Monday, Jan. 17, 1938
In Nanking
Of some 6,000 Protestant missionaries working in China at the outbreak of the present war, only about 300 have left the country. In some cases in battle areas where there are wounded to care for, the missionaries remain at the colleges and universities, hospitals and medical missions where for years they and their predecessors Christianized and educated the best class of Chinese, nurturing the indigenous Chinese Christian phenomenon of the New Life Movement of the Chiang Kai-sheks. In the New York Times last week, details in a lengthy airmailed dispatch by F. Tillman Durdin on the fall of Nanking (TIME, Dec. 27) revealed something of the fortitude currently displayed in China by these men of God in the foreign field.
Before the Japanese encircled Nanking, the gunboat Panay--day before it was sunk--evacuated most foreigners from the doomed city and the Chinese defense commander, General Tang Sheng-chi, fled, leaving his officers and men to their fate. During the four terrible days between the departure of the Panay and the arrival of the Japanese fleet, Nanking was a flaming chaos without government, without telephones, electricity or water supply. Not many more than a score of white men, most of them Americans and most of the Americans missionaries, remained during the siege in which the Japanese slaughtered 33,000 Chinese soldiers (20,000 by execution), and wounded some 5,000, as well as thousands of civilians who, according to Timesman Durdin, "hobbled about, dragged themselves through alleyways, died by the hundreds on the main streets."

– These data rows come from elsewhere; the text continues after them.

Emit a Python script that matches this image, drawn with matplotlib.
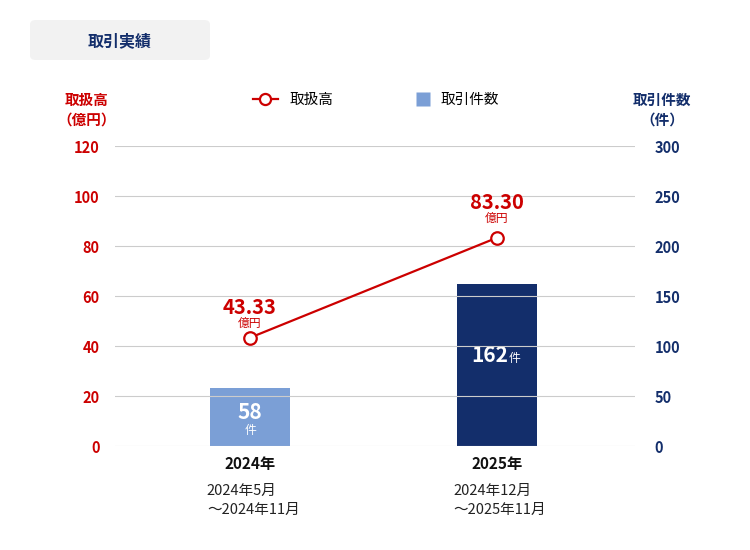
import matplotlib
matplotlib.use("Agg")
import matplotlib.pyplot as plt
from matplotlib.patches import FancyBboxPatch
from matplotlib.lines import Line2D
import numpy as np

plt.rcParams['font.family'] = ['Noto Sans CJK JP', 'DejaVu Sans']

# データ
years = ['2024年', '2025年']
periods = ['2024年5月\n～2024年11月', '2024年12月\n～2025年11月']
amount = [43.33, 83.30]      # 取扱高（億円）
counts = [58, 162]           # 取引件数（件）
bar_colors = ['#7b9fd6', '#132e6b']

RED = '#cc0000'
NAVY = '#132e6b'

fig = plt.figure(figsize=(7.5, 5.5), dpi=100)
ax = fig.add_axes([0.1533, 0.189, 0.6934, 0.5455])
ax2 = ax.twinx()

x = np.arange(len(years))

# 棒グラフ（件数）
ax2.bar(x, counts, width=0.324, color=bar_colors, zorder=2)
ax2.set_ylim(0, 300)
ax2.set_yticks(np.arange(0, 301, 50))

# 折れ線（取扱高）
ax.set_ylim(0, 120)
ax.set_yticks(np.arange(0, 121, 20))
ax.grid(axis='y', color='#cccccc', linewidth=0.8)
ax.set_axisbelow(True)
ax.set_zorder(ax2.get_zorder() + 1)
ax.patch.set_visible(False)
ax.plot(x, amount, color=RED, linewidth=1.6, marker='o', markersize=9,
        markerfacecolor='white', markeredgecolor=RED, markeredgewidth=1.6, zorder=5)
ax.set_xlim(-0.547, 1.56)

for a in (ax, ax2):
    for s in a.spines.values():
        s.set_visible(False)
    a.tick_params(length=0)

ax.tick_params(axis='y', colors=RED, labelsize=10.5, pad=11)
ax2.tick_params(axis='y', colors=NAVY, labelsize=10.5, pad=14)
for t in ax.get_yticklabels():
    t.set_fontweight('bold')
for t in ax2.get_yticklabels():
    t.set_fontweight('bold')

ax.set_xticks(x)
ax.set_xticklabels(years, fontsize=11, fontweight='bold', color='#111111')
ax.tick_params(axis='x', pad=7)

# 期間ラベル
for xi, p in zip(x, periods):
    ax.annotate(p, xy=(xi, 0), xytext=(-31, -27.5), textcoords='offset points',
                ha='left', va='top', fontsize=10.5, color='#222222', linespacing=1.45,
                annotation_clip=False)

# 折れ線の値ラベル
extra = [0, 3.5]
for xi, v, e in zip(x, amount, extra):
    ax.annotate(f'{v:.2f}', xy=(xi, v), xytext=(0, 14 + e), textcoords='offset points',
                ha='center', va='bottom', fontsize=14.5, fontweight='bold', color=RED)
    ax.annotate('億円', xy=(xi, v), xytext=(0, 5.5 + e), textcoords='offset points',
                ha='center', va='bottom', fontsize=8.5, color=RED)

# 棒の値ラベル
ax2.annotate(str(counts[0]), xy=(x[0], counts[0] / 2), xytext=(0, -4),
             textcoords='offset points', ha='center', va='bottom',
             fontsize=15, fontweight='bold', color='white')
ax2.annotate('件', xy=(x[0], counts[0] / 2), xytext=(0, -5),
             textcoords='offset points', ha='center', va='top',
             fontsize=8.5, color='white')
ax2.annotate(str(counts[1]), xy=(x[1], counts[1] / 2), xytext=(8.5, 7),
             textcoords='offset points', ha='right', va='center',
             fontsize=15, fontweight='bold', color='white')
ax2.annotate('件', xy=(x[1], counts[1] / 2), xytext=(8.5, 5),
             textcoords='offset points', ha='left', va='center',
             fontsize=8.5, color='white')

# 軸タイトル
fig.text(87 / 750, 1 - 110 / 550, '取扱高\n（億円）', ha='center', va='center',
         fontsize=10.5, fontweight='bold', color=RED, linespacing=1.3)
fig.text(662 / 750, 1 - 110 / 550, '取引件数\n（件）', ha='center', va='center',
         fontsize=10.5, fontweight='bold', color=NAVY, linespacing=1.3)

# 凡例（2つに分けて配置）
h_line = Line2D([0], [0], color=RED, linewidth=1.6, marker='o', markersize=8,
                markerfacecolor='white', markeredgecolor=RED, markeredgewidth=1.6)
h_bar = Line2D([0], [0], linestyle='none', marker='s', markersize=10,
               markerfacecolor=bar_colors[0], markeredgecolor='none')
fig.legend([h_line], ['取扱高'], loc='center left',
           bbox_to_anchor=(253 / 750, 1 - 100 / 550), frameon=False,
           fontsize=10.5, handlelength=1.71, handletextpad=0.82,
           borderpad=0, borderaxespad=0)
fig.legend([h_bar], ['取引件数'], loc='center left',
           bbox_to_anchor=(416 / 750, 1 - 100 / 550), frameon=False,
           fontsize=10.5, handlelength=0.96, handletextpad=0.69,
           borderpad=0, borderaxespad=0)

# タイトルボックス
box = FancyBboxPatch((30 / 750, 1 - 60 / 550), 180 / 750, 40 / 550,
                     boxstyle='round,pad=0,rounding_size=0.008',
                     transform=fig.transFigure, facecolor='#f2f2f2', edgecolor='none')
fig.add_artist(box)
fig.text(120 / 750, 1 - 41 / 550, '取引実績', ha='center', va='center',
         fontsize=11.5, fontweight='bold', color=NAVY)

fig.savefig('out.png', dpi=100)
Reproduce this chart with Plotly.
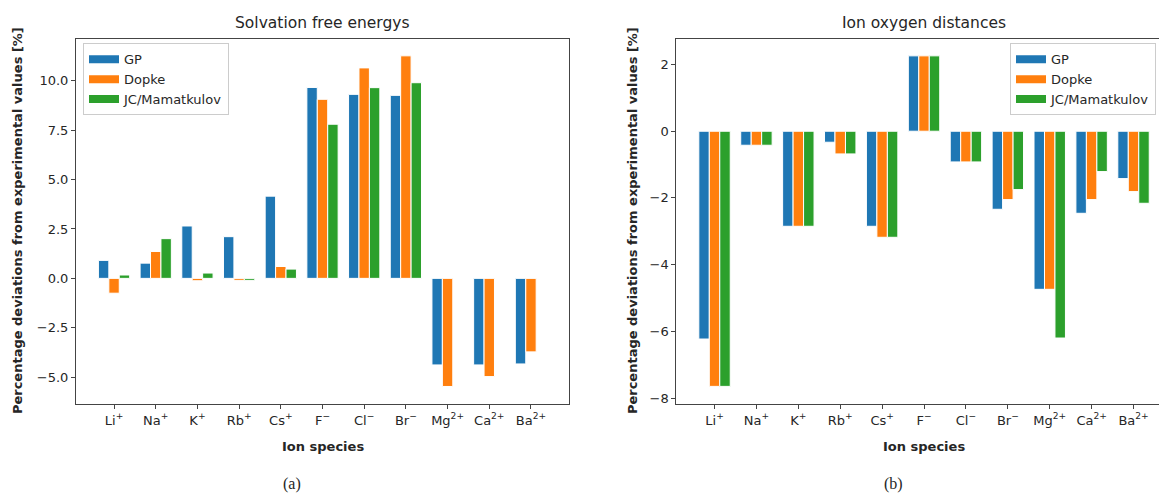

Two missionary professors, Dr. Lewis S. C. Smythe and Dr. Miner Searle Bates of the University of Nanking, helped organize a Nanking safety zone which, although the Japanese merely spared it from concentrated bombardment, probably saved thousands of civilian lives. To this zone went thousands of frantic Chinese soldiers, eager to exchange their uniforms for civilian garb, or even to strip themselves to their underclothing lest the Japanese execute them as soldiers. Upon Rev. John Magee, able Episcopal missionary, lately of Shanghai, fell the job of organizing medical care in Nanking, Chinese army hospitals being completely inadequate. With two missionary doctors and two American nurses--whose dormitories were looted when the Japanese entered the city, as were faculty houses at Ginling College for women--the U. S.- supported University of Nanking Hospital remained open through the siege and fall of Nanking. How Missionary Magee, the university professors and doctors and other missionaries thereafter fared, Timesman Durdin did not state nor did he indicate the prospects of the university and Ginling College at Japanese hands. Obviously, however, both would need their share, and probably more, of $300,000 which U. S. supporters of twelve Chinese Christian colleges and universities are currently trying to raise for emergency needs.